Instructions for the task -> Transcribe every line exactly and omit anything that is a picture.

______

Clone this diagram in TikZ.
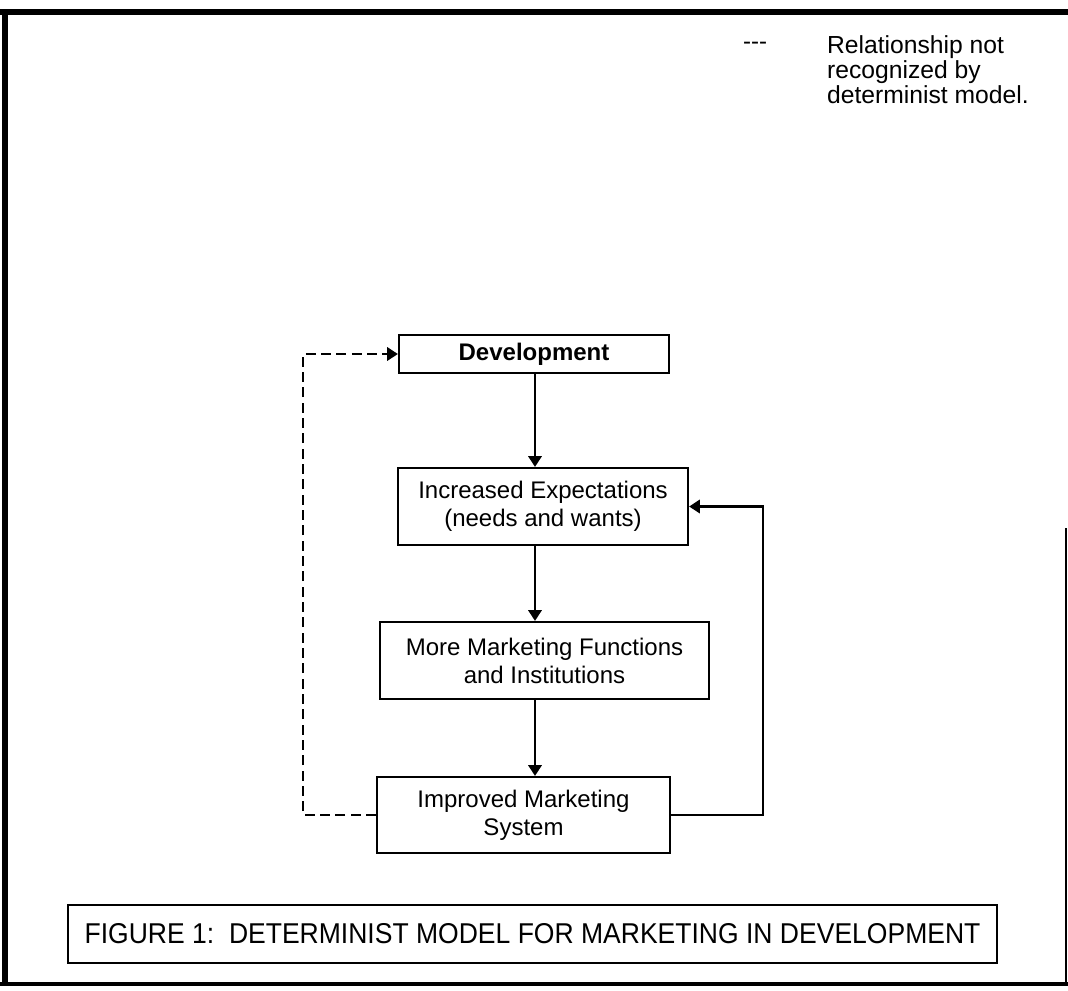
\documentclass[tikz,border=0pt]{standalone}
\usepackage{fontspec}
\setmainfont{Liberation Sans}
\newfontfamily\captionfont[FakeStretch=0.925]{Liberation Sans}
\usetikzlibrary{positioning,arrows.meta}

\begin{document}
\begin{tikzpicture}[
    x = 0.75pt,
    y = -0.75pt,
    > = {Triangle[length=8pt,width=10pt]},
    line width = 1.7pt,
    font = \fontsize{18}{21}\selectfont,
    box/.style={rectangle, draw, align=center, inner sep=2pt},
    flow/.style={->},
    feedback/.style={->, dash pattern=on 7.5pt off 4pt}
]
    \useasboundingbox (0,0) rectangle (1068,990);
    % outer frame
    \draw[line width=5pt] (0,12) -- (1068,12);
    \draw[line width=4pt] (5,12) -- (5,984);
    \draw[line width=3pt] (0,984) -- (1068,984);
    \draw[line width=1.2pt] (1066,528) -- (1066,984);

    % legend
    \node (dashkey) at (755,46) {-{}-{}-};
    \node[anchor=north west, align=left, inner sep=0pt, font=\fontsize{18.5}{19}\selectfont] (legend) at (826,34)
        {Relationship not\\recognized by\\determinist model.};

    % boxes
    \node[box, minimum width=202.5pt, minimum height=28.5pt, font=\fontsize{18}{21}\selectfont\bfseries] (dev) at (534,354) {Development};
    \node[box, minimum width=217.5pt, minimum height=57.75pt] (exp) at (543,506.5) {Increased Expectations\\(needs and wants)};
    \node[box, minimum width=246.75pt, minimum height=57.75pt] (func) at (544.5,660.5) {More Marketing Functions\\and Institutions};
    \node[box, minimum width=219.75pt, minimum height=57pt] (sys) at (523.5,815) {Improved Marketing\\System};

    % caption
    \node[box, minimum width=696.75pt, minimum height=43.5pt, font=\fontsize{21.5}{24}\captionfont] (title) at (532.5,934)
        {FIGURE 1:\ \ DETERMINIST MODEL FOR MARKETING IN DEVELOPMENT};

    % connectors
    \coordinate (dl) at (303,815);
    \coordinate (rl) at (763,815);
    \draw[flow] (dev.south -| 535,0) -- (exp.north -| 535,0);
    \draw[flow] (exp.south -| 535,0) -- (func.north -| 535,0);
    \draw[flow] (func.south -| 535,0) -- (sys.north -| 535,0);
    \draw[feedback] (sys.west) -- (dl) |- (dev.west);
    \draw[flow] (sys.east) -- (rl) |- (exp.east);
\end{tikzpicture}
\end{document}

______

Correct response ->
Clone this diagram in TikZ.
\documentclass[tikz,border=0pt]{standalone}
\usepackage{fontspec}
\setmainfont{Liberation Sans}
\newfontfamily\captionfont[FakeStretch=0.925]{Liberation Sans}
\usetikzlibrary{positioning,arrows.meta}

\begin{document}
\begin{tikzpicture}[
    x = 0.75pt,
    y = -0.75pt,
    > = {Triangle[length=8pt,width=10pt]},
    line width = 1.7pt,
    font = \fontsize{18}{21}\selectfont,
    box/.style={rectangle, draw, align=center, inner sep=2pt},
    flow/.style={->},
    feedback/.style={->, dash pattern=on 7.5pt off 4pt}
]
    \useasboundingbox (0,0) rectangle (1068,990);
    % outer frame
    \draw[line width=5pt] (0,12) -- (1068,12);
    \draw[line width=4pt] (5,12) -- (5,984);
    \draw[line width=3pt] (0,984) -- (1068,984);
    \draw[line width=1.2pt] (1066,528) -- (1066,984);

    % legend
    \node (dashkey) at (755,46) {-{}-{}-};
    \node[anchor=north west, align=left, inner sep=0pt, font=\fontsize{18.5}{19}\selectfont] (legend) at (826,34)
        {Relationship not\\recognized by\\determinist model.};

    % boxes
    \node[box, minimum width=202.5pt, minimum height=28.5pt, font=\fontsize{18}{21}\selectfont\bfseries] (dev) at (534,354) {Development};
    \node[box, minimum width=217.5pt, minimum height=57.75pt] (exp) at (543,506.5) {Increased Expectations\\(needs and wants)};
    \node[box, minimum width=246.75pt, minimum height=57.75pt] (func) at (544.5,660.5) {More Marketing Functions\\and Institutions};
    \node[box, minimum width=219.75pt, minimum height=57pt] (sys) at (523.5,815) {Improved Marketing\\System};

    % caption
    \node[box, minimum width=696.75pt, minimum height=43.5pt, font=\fontsize{21.5}{24}\captionfont] (title) at (532.5,934)
        {FIGURE 1:\ \ DETERMINIST MODEL FOR MARKETING IN DEVELOPMENT};

    % connectors
    \coordinate (dl) at (303,815);
    \coordinate (rl) at (763,815);
    \draw[flow] (dev.south -| 535,0) -- (exp.north -| 535,0);
    \draw[flow] (exp.south -| 535,0) -- (func.north -| 535,0);
    \draw[flow] (func.south -| 535,0) -- (sys.north -| 535,0);
    \draw[feedback] (sys.west) -- (dl) |- (dev.west);
    \draw[flow] (sys.east) -- (rl) |- (exp.east);
\end{tikzpicture}
\end{document}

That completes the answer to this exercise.